**WHAT TO PRODUCE:** Pick out each line containing the string "matplotlib" and copy it.

━━━━

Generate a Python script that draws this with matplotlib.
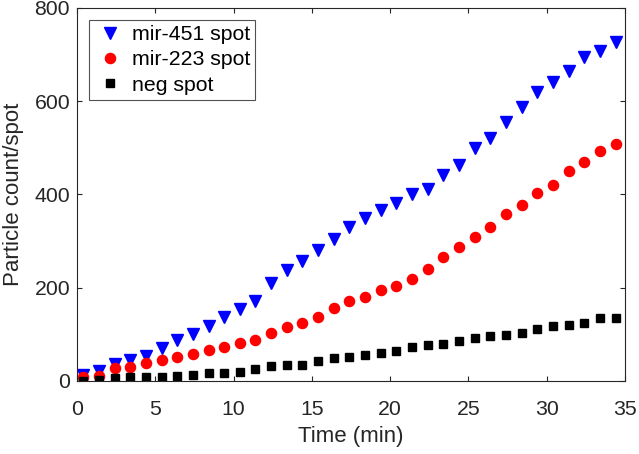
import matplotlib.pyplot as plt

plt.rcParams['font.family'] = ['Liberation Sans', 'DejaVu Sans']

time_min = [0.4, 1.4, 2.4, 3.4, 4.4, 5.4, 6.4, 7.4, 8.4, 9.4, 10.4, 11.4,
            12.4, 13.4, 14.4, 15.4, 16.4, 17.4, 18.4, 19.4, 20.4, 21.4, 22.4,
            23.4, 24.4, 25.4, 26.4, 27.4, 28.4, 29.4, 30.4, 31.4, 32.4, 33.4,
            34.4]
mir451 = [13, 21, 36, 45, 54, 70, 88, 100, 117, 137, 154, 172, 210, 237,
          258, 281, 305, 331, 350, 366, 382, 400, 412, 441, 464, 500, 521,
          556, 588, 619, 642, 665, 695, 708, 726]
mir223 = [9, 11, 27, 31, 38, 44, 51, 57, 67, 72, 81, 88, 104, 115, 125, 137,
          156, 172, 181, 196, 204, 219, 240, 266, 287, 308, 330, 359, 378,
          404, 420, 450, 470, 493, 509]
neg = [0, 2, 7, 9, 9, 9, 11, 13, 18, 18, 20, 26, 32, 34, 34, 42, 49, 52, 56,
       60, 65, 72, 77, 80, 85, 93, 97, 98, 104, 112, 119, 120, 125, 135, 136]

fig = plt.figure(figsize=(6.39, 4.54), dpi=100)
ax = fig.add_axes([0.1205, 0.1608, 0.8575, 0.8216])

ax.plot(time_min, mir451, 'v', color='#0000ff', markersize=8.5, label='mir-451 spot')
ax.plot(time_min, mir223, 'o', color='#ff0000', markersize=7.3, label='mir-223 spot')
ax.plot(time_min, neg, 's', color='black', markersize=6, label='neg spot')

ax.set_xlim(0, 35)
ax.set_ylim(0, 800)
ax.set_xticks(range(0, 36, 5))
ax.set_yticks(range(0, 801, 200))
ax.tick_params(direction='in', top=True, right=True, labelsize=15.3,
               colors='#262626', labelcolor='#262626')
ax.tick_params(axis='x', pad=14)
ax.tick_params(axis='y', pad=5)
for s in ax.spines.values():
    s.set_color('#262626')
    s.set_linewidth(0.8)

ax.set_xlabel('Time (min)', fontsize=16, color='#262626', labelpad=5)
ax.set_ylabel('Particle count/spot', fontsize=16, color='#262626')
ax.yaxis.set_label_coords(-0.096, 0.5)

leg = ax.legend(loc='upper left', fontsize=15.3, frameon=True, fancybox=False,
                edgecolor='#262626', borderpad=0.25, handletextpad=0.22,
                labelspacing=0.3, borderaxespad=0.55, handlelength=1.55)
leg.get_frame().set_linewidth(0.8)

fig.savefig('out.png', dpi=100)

━━━━

**RESPONSE TO THIS EXERCISE:**
Generate a Python script that draws this with matplotlib.
import matplotlib.pyplot as plt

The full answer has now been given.